An example would be $\{1,2,3,4,5\}\rightarrow\{4,1,3,5,2\}$. Notice that the third element (3) did not change, this is a fix point (satisfies $g(i)=i$).

There are $n!$ number of all possible permutations. Since they are all equally likely, the probability of any given one is $\frac 1 {n!}$.

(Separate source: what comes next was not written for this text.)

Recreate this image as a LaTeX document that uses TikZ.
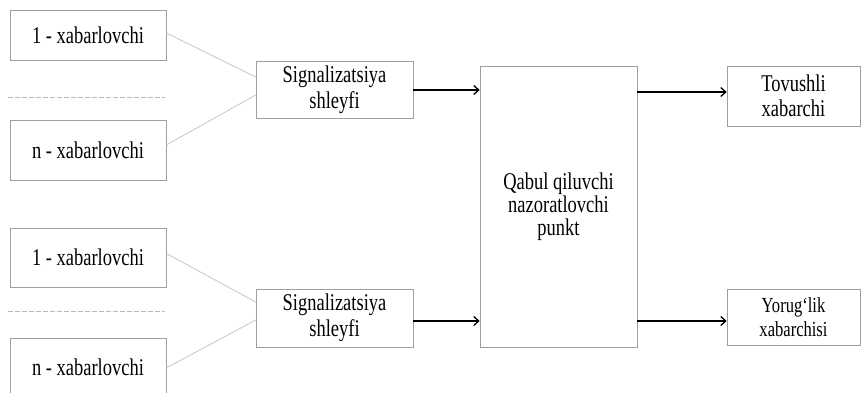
\documentclass[tikz,border=0pt]{standalone}
\usepackage{fontspec}
\setmainfont{Liberation Serif}
\newfontfamily\boxfont[FakeStretch=0.77,Ligatures=TeX]{Liberation Serif}
\usetikzlibrary{calc,arrows.meta}
\begin{document}
\begin{tikzpicture}[x=1pt,y=-1pt,
  box/.style={draw=gray!75,line width=0.6pt,inner sep=0pt,align=center,
    font=\boxfont\fontsize{24}{25}\selectfont},
  smallbox/.style={box,font=\boxfont\fontsize{21.5}{24}\selectfont},
  arr/.style={draw=black,line width=1.3pt,-{Straight Barb[length=5pt,width=9pt]}},
  feed/.style={draw=gray!45,line width=0.8pt},
  sep/.style={draw=gray!55,line width=0.7pt,dash pattern=on 5pt off 2pt}]
\useasboundingbox[fill=white] (0,0) rectangle (861,393);
% left upper group
\node[box,minimum width=156pt,minimum height=50pt] (b1a) at (88,35) {1 - xabarlovchi};
\coordinate (sepAl) at (8,97);
\coordinate (sepAr) at (165,97);
\draw[sep] (sepAl) -- (sepAr);
\node[box,minimum width=156pt,minimum height=60pt] (bna) at (88,150) {n - xabarlovchi};
% left lower group
\node[box,minimum width=156pt,minimum height=59pt] (b1b) at (88,257.5) {1 - xabarlovchi};
\coordinate (sepBl) at (8,311);
\coordinate (sepBr) at (165,311);
\draw[sep] (sepBl) -- (sepBr);
\node[box,minimum width=156pt,minimum height=58pt] (bnb) at (88,367) {n - xabarlovchi};
% signal loops
\node[box,font=\boxfont\fontsize{24}{26.5}\selectfont,minimum width=157pt,minimum height=57pt] (s1) at (334.5,90) {Signalizatsiya\\shleyfi};
\node[box,font=\boxfont\fontsize{24}{26.5}\selectfont,minimum width=157pt,minimum height=58pt] (s2) at (334.5,318) {Signalizatsiya\\shleyfi};
% control panel
\node[box,font=\boxfont\fontsize{24}{23}\selectfont,minimum width=157pt,minimum height=281pt] (Q) at (558.5,206.5) {Qabul qiluvchi\\nazoratlovchi\\punkt};
% outputs
\node[box,minimum width=133pt,minimum height=60pt] (T) at (793.5,96) {Tovushli\\xabarchi};
\node[smallbox,minimum width=133pt,minimum height=56pt] (Y) at (793.5,317) {Yorug‘lik\\xabarchisi};
% feeder lines
\draw[feed] ([yshift=2pt]b1a.east) -- ([yshift=13pt]s1.west);
\draw[feed] ([yshift=5pt]bna.east) -- ([yshift=-5pt]s1.west);
\draw[feed] ([yshift=4pt]b1b.east) -- ([yshift=16pt]s2.west);
\draw[feed] ([yshift=-1pt]bnb.east) -- ([yshift=-2pt]s2.west);
% arrows
\draw[arr] (s1.east) -- (s1.east -| Q.west);
\draw[arr] ([yshift=4pt]T.west -| Q.east) -- ([yshift=4pt]T.west);
\draw[arr] ([yshift=-3pt]s2.east) -- ([yshift=-3pt]s2.east -| Q.west);
\draw[arr] ([yshift=-4pt]Y.west -| Q.east) -- ([yshift=-4pt]Y.west);
\end{tikzpicture}
\end{document}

The probability of a single number ($A_i$) being a fix point is given by factorial of numbers left, divided by total possible permutations:

$\mathrm P (A_i)=\frac{(n-1)!}{n!}=\frac 1 n, \quad 1\leq i\leq n$

The probability of two numbers ($A_i$ and $A_j$, both being a fix point is similar:

$\mathrm P(A_i\cap A_j)=\frac{(n-2)!}{n!}=\frac 1 {n(n-1)},\quad1\leq i\leq j\leq n$

Zero Fix Points

Problem: Calculate the probability of zero fix points in a random permutation.

Solution:

• Let $A_i$ be a single fix point
• Let $B^0_n$ be the resulting set that has 0 fix points

By using logic, we can conclude that $B^0_n=(\cup^n_{i=1}A_i)^c=\cap^n_{i=0}A_i^c$, which basically says that all elements must not be fix points.

Using one of the axioms, we can say the probability of having $B^0_n$ equals to 1 minus the probability of not having $B^0_n$:

$\mathrm P(B^0_n)=\mathrm P((\cup^n_{i=0}A_i)^c)\\ =1-\mathrm P(\cup^n_{i=1}A_i)$

Applying the inclusive-exclusive formula on the second term, and we get:

$=1-\left[\sum^n_{j=1}{(-1)^{j-1}\left(\sum_{\lvert \mathcal J_n\rvert=j}\mathrm P(\cap_{i\in\mathcal J_n}A_i)\right)}\right]$

The nested summation term can be expressed as (IDK WHY DON’T ASK ME):

$\sum_{\lvert \mathcal J_n\rvert=j}\mathrm P(\cap_{i\in\mathcal J_n}A_i)=\left( \begin{array}{c} n\\j\end{array}\right)\frac {(n-j)!} {n!}\\ =\frac {n!} {(n-j)!} \frac{(n-j)!}{j!n!}\\ =\frac 1 {j!}$

Putting all together, the probability of 0 fixed points can be evaluated. The probability as $n\rightarrow\infty$ is $e^{-1}$. But of course, most of the time, we are dealing with a truncated series, so it’s not exactly $e^{-1}$.

$\mathrm P (B^0_n)=1-\sum^n_{j=1}(-1)^{j-1}\frac 1 {j!}\\ = 1-1+\frac 1 {2!} - \frac 1 {3!} +\dotsc+(-1)^{n-1}\frac 1 {n!}\\ =\sum^n_{j=0}(-1)^j\frac 1 {j!}\\ \approx e^{-1}$

Any Fix Points

Problem: (Identical to above), instead of looking for 0 fix points, we want to find the probability of $1\lt k \leq n$ fix points in a random permutation (more general).

Solution:

$\mathrm P(B^k_n)=\sum_{j=0}^{n-k}(-1)^{j-1}\frac 1 {j!}$

Notice that if $n-k=1$, then the probability of $k$ fix points is 0.